:: Supplied material ::
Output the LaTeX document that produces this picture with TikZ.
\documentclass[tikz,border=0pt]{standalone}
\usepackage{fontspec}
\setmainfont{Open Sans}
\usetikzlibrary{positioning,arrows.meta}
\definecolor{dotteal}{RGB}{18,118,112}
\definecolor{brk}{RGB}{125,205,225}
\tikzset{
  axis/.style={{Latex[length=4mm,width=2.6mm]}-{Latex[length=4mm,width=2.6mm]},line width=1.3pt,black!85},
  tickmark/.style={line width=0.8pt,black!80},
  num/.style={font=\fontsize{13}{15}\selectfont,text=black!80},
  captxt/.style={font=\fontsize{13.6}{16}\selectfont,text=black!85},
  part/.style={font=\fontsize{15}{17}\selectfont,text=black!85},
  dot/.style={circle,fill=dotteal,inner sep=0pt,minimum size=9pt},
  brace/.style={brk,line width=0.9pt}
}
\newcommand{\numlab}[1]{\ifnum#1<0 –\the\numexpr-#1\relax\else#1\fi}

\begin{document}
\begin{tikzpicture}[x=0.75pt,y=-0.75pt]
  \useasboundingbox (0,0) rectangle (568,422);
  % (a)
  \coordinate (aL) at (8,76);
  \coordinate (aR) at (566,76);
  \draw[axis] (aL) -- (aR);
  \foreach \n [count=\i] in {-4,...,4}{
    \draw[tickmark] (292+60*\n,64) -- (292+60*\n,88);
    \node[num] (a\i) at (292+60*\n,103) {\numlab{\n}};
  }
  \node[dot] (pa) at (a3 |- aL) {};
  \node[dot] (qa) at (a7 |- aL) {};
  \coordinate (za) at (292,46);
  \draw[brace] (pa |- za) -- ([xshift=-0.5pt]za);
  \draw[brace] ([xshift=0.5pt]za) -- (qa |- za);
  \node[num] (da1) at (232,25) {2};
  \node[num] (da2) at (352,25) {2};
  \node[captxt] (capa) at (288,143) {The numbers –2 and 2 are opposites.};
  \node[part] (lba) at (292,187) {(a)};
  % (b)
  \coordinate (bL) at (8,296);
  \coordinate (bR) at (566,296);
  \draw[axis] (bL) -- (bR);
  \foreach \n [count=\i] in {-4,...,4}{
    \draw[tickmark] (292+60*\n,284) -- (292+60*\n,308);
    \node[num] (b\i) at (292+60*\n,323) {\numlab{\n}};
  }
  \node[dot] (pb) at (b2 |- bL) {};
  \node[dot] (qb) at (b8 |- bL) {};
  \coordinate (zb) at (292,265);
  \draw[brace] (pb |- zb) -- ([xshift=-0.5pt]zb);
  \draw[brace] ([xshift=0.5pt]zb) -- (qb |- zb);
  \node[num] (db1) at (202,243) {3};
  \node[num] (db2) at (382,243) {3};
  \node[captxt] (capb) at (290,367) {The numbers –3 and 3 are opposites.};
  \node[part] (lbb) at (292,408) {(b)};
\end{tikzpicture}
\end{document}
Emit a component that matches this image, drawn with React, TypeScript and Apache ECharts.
:::
* Exercise *
Go through the listing above and work out how many lines contain the string "that". Reply with the number alone.

* Finished answer *
2